Augsburger Allgemeine (Land West)
Warum Portugal so gut durch die Krise kommt
Pandemie Bislang sind die Infektionszahlen vergleichsweise niedrig. Doch ob das so bleibt?
Lissabon Auf der einen Seite ist der weite Atlantik. Auf der anderen die Grenze zu jenem ländlichen Teil Spaniens, in dem es viele Kühe, Schweine und Schafe, aber wenig Menschen gibt. Portugal klebt ziemlich abgelegen am Saum der iberischen Halbinsel, am südwestlichen Rand Europas. Diese Randlage, unter der die Portugiesen wirtschaftlich ziemlich leiden, erweist sich in der Corona-Krise als Vorteil. Denn auch das Coronavirus hat es so schwerer, bis nach Portugal vorzudringen und sich dort auszubreiten.
Die Zahlen am Donnerstagnachmittag (15 Uhr) sprechen für sich: Aus Spanien meldete die John Hopkins University knapp 183000 Infektionen, aus Portugal nur knapp 19000. Bei den Todesfällen ist der Unterschied noch größer: Spanien meldet 19130 Opfer, Portugal nur 629. Zwar leben in Spanien mit 47,1 Millionen Bewohnern nahezu fünf Mal mehr Menschen als in Portugal. Trotzdem sieht die Corona-Bilanz für Spaniens kleinen iberischen Bruder vergleichsweise gut aus.
Nun beten die zehn Millionen Portugiesen, dass nicht doch in den nächsten Tagen die große CoronaWelle aus Spanien über sie hereinbricht. Denn das Land ist alles andere als gut für die Katastrophe gerüstet. Portugal gehört zu den ärmsten Staaten Westeuropas. Das Gesundheitssystem hat wegen der horrenden Staatsverschuldung in den letzten Jahren heftige Einschnitte verkraften müssen.
Überall mangelt es an Material und Personal. Viele örtliche Gesundheitszentren wurden geschlossen. Tausende Ärzte und Pfleger wanderten mangels Perspektiven ins europäische Ausland ab. Was passiert, wenn das Virus SarsCoV-2 in Ländern wütet, deren Gesundheitsund Sozialsystem kaputtgespart wurde, kann man gerade in Spanien, Europas schlimmstem Corona-Hotspot, sehen. Vielleicht reagierten die Portugiesen deshalb so diszipliniert, als sie die ersten Horrornachrichten aus Spanien sahen.
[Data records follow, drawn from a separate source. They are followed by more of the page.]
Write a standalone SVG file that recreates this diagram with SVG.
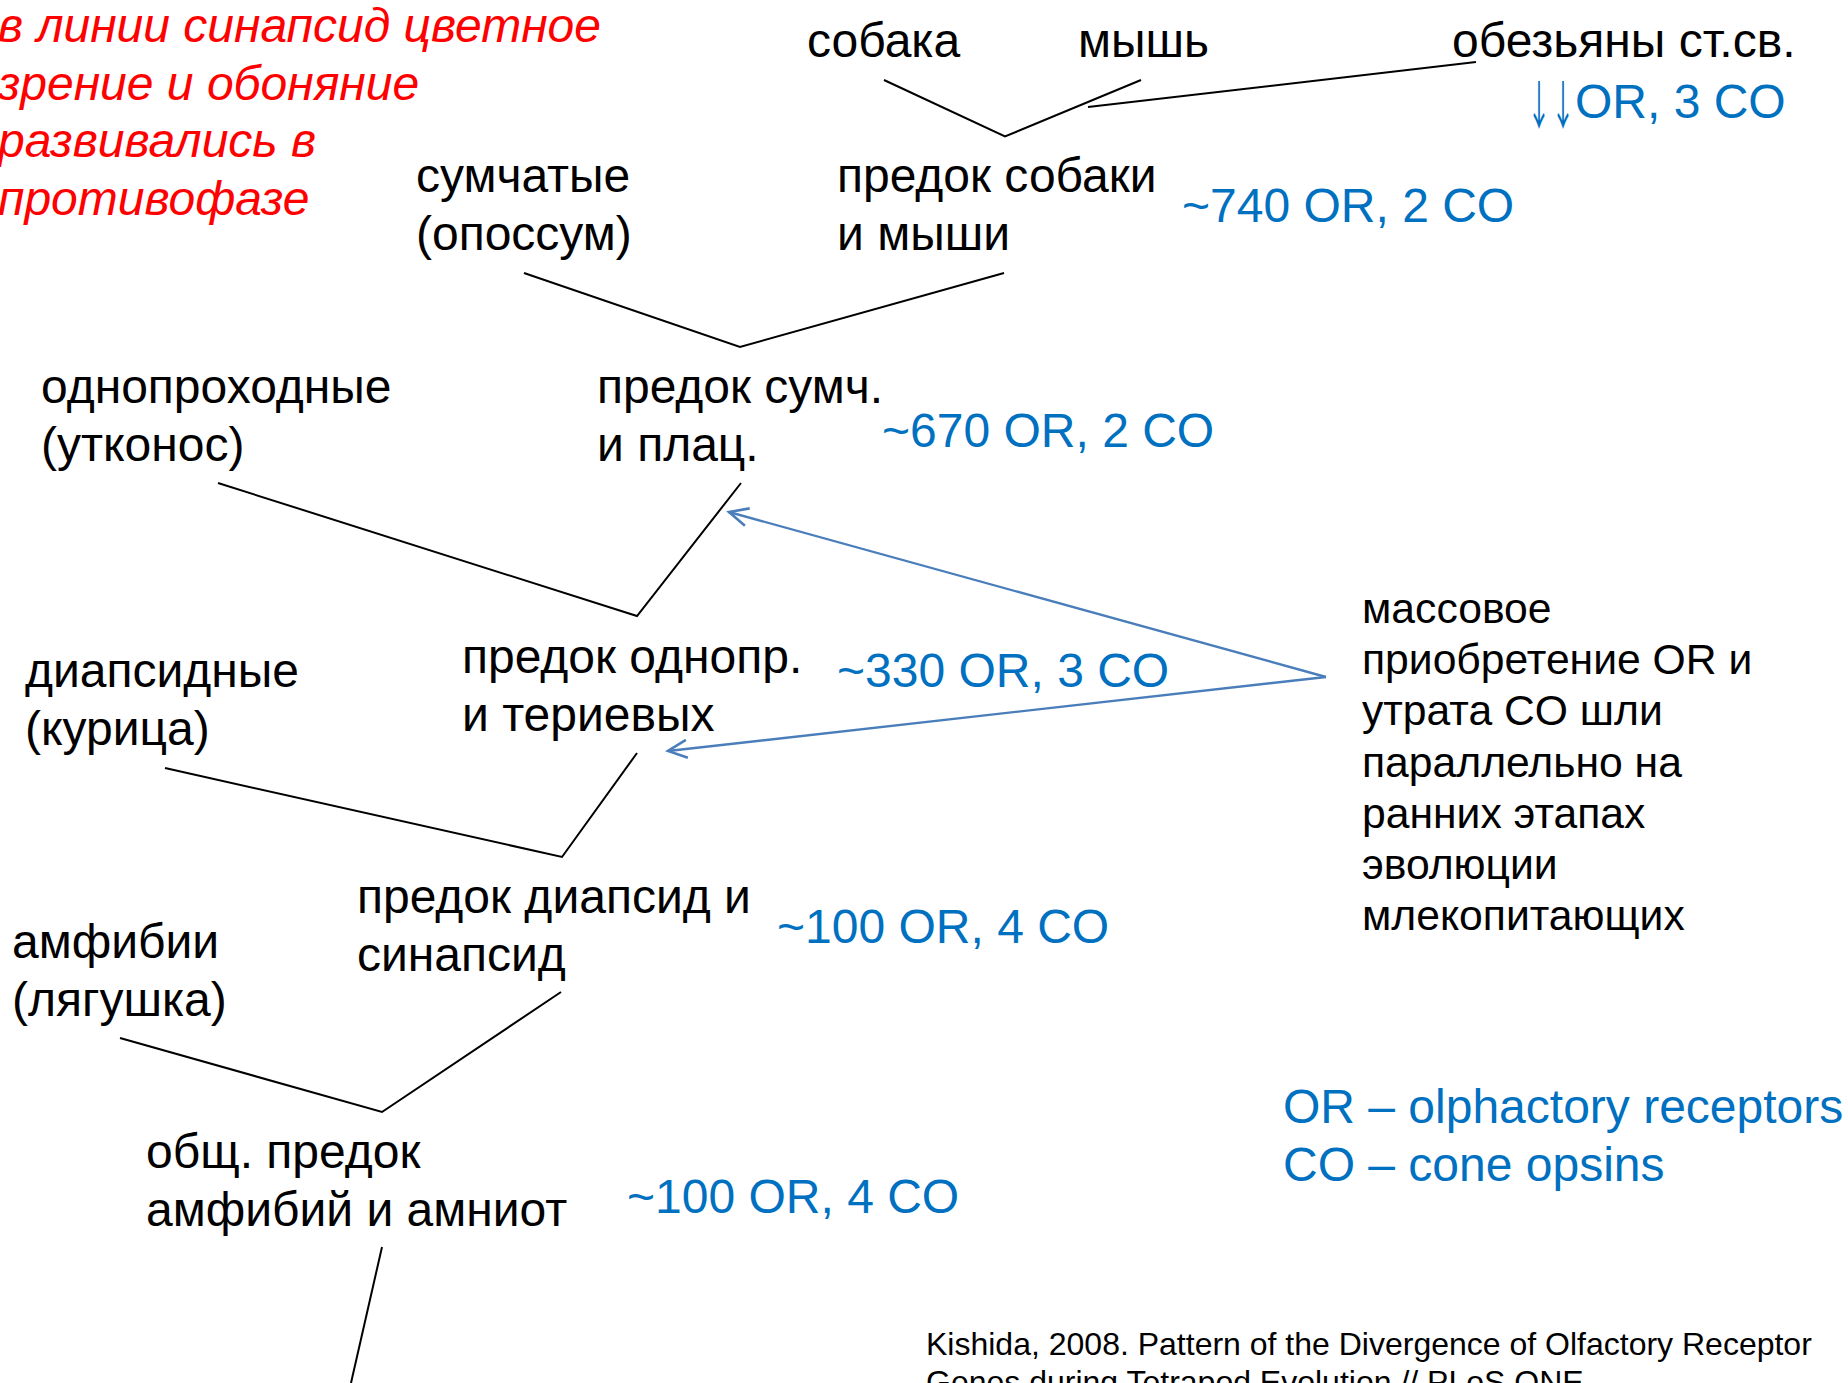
<svg xmlns="http://www.w3.org/2000/svg" width="1848" height="1383" viewBox="0 0 1848 1383">
<style>
  text { font-family: "Liberation Sans", Arial, sans-serif; }
  .t { font-size: 48px; fill: #000000; }
  .b { font-size: 48px; fill: #0070C0; }
  .r { font-size: 48px; fill: #FF0000; font-style: italic; }
  .s { font-size: 42.67px; fill: #000000; }
  .c { font-size: 32px; fill: #000000; }
  .arr { font-family: "Noto Sans CJK JP", "Liberation Sans", sans-serif; font-size: 52px; fill: #0070C0; }
  .edge { stroke: #000000; stroke-width: 2; fill: none; }
  .arrow { stroke: #4A7EBB; stroke-width: 2.4; fill: none; }
</style>
<defs>
  <marker id="openhead" viewBox="0 0 24 24" refX="21" refY="12" markerWidth="24" markerHeight="24" markerUnits="userSpaceOnUse" orient="auto">
    <path d="M2,3 L21,12 L2,21" fill="none" stroke="#4A7EBB" stroke-width="2.6" stroke-linejoin="miter"/>
  </marker>
</defs>
<rect x="0" y="0" width="1848" height="1383" fill="#FFFFFF"/>

<g id="connectors">
  <polyline class="edge" points="884,80 1005,136.5 1141,80"/>
  <line class="edge" x1="1088" y1="107" x2="1476" y2="62"/>
  <polyline class="edge" points="524,273 740,347 1004,273"/>
  <polyline class="edge" points="218,483 637,616 741,483"/>
  <polyline class="edge" points="165,768 562,857 637,753"/>
  <polyline class="edge" points="120,1038 382,1112 561,992"/>
  <line class="edge" x1="382" y1="1247" x2="351" y2="1383"/>
  <line class="arrow" x1="1326" y1="677" x2="729" y2="512" marker-end="url(#openhead)"/>
  <line class="arrow" x1="1326" y1="677" x2="668" y2="751" marker-end="url(#openhead)"/>
</g>

<g id="note-red">
  <text class="r" x="-2" y="42">в линии синапсид цветное</text>
  <text class="r" x="-2" y="99.5">зрение и обоняние</text>
  <text class="r" x="-2" y="157">развивались в</text>
  <text class="r" x="-2" y="214.5">противофазе</text>
</g>

<g id="node-dog"><text class="t" x="807" y="57">собака</text></g>
<g id="node-mouse"><text class="t" x="1078" y="57">мышь</text></g>
<g id="node-monkey">
  <text class="t" x="1452" y="57">обезьяны ст.св.</text>
  <text class="arr" transform="translate(1527,125) scale(0.46,1)">↓↓</text>
  <text class="b" x="1575" y="118">OR, 3 CO</text>
</g>

<g id="node-marsupials">
  <text class="t" x="416" y="192">сумчатые</text>
  <text class="t" x="416" y="249.6">(опоссум)</text>
</g>
<g id="node-dog-mouse-ancestor">
  <text class="t" x="837" y="192">предок собаки</text>
  <text class="t" x="837" y="249.6">и мыши</text>
  <text class="b" x="1182" y="222">~740 OR, 2 CO</text>
</g>

<g id="node-monotremes">
  <text class="t" x="41" y="403">однопроходные</text>
  <text class="t" x="41" y="460.6">(утконос)</text>
</g>
<g id="node-therian-ancestor">
  <text class="t" x="597" y="403">предок сумч.</text>
  <text class="t" x="597" y="460.6">и плац.</text>
  <text class="b" x="882" y="447">~670 OR, 2 CO</text>
</g>

<g id="node-diapsids">
  <text class="t" x="25" y="687">диапсидные</text>
  <text class="t" x="25" y="744.6">(курица)</text>
</g>
<g id="node-mammal-ancestor">
  <text class="t" x="462" y="673">предок однопр.</text>
  <text class="t" x="462" y="730.6">и териевых</text>
  <text class="b" x="837" y="687">~330 OR, 3 CO</text>
</g>

<g id="node-amphibians">
  <text class="t" x="12" y="958">амфибии</text>
  <text class="t" x="12" y="1015.6">(лягушка)</text>
</g>
<g id="node-amniote-ancestor">
  <text class="t" x="357" y="913">предок диапсид и</text>
  <text class="t" x="357" y="970.6">синапсид</text>
  <text class="b" x="777" y="943">~100 OR, 4 CO</text>
</g>

<g id="node-tetrapod-ancestor">
  <text class="t" x="146" y="1168">общ. предок</text>
  <text class="t" x="146" y="1225.6">амфибий и амниот</text>
  <text class="b" x="627" y="1213">~100 OR, 4 CO</text>
</g>

<g id="node-annotation">
  <text class="s" x="1362" y="623">массовое</text>
  <text class="s" x="1362" y="674.2">приобретение OR и</text>
  <text class="s" x="1362" y="725.4">утрата CO шли</text>
  <text class="s" x="1362" y="776.6">параллельно на</text>
  <text class="s" x="1362" y="827.8">ранних этапах</text>
  <text class="s" x="1362" y="879">эволюции</text>
  <text class="s" x="1362" y="930.2">млекопитающих</text>
</g>

<g id="legend">
  <text class="b" x="1283" y="1123">OR – olphactory receptors</text>
  <text class="b" x="1283" y="1180.6">CO – cone opsins</text>
</g>

<g id="citation">
  <text class="c" x="926" y="1355">Kishida, 2008. Pattern of the Divergence of Olfactory Receptor</text>
  <text class="c" x="926" y="1393">Genes during Tetrapod Evolution // PLoS ONE</text>
</g>
</svg>
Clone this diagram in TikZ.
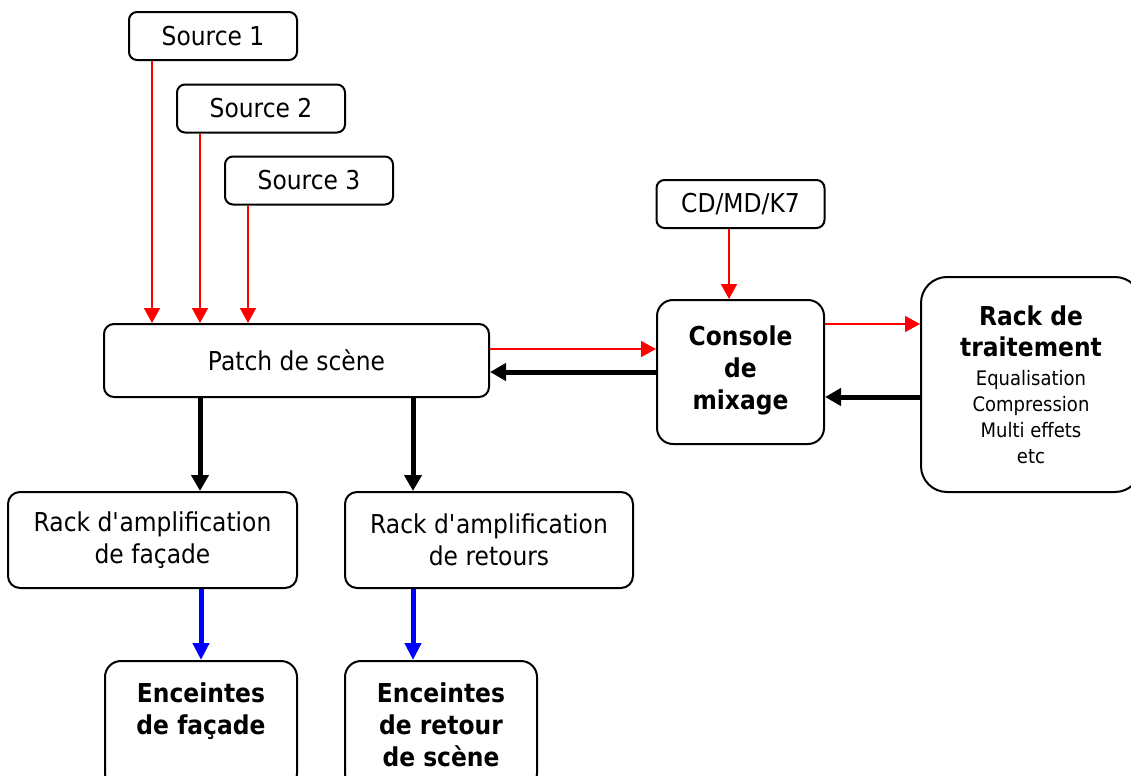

Zehntausende portugiesische Familien gingen in Selbstquarantäne, noch bevor die sozialistische Regierung eine nationale Ausgangssperre verhängte. Die Angst, dass Portugal eine ähnliche Katastrophe durchmachen könnte, war groß.
„Es geht ums Überleben“, sagte der sozialistische Regierungschef António Costa, als er Mitte März schließlich den Notstand ausrief, die Bewegungsfreiheit einschränkte und nicht lebenswichtige Wirtschaftsaktivitäten stilllegte. Zu diesem Zeitpunkt war in Portugal noch kein einziger Corona-Toter gemeldet worden und die amtliche Statistik wies kaum mehr als 100 Infektionsfälle aus. Damit reagierte Portugal sehr viel früher, als dies viele andere europäische Länder taten. Ein Umstand, der vermutlich entscheidend half, die Ausbreitung des Virus unter Kontrolle zu halten.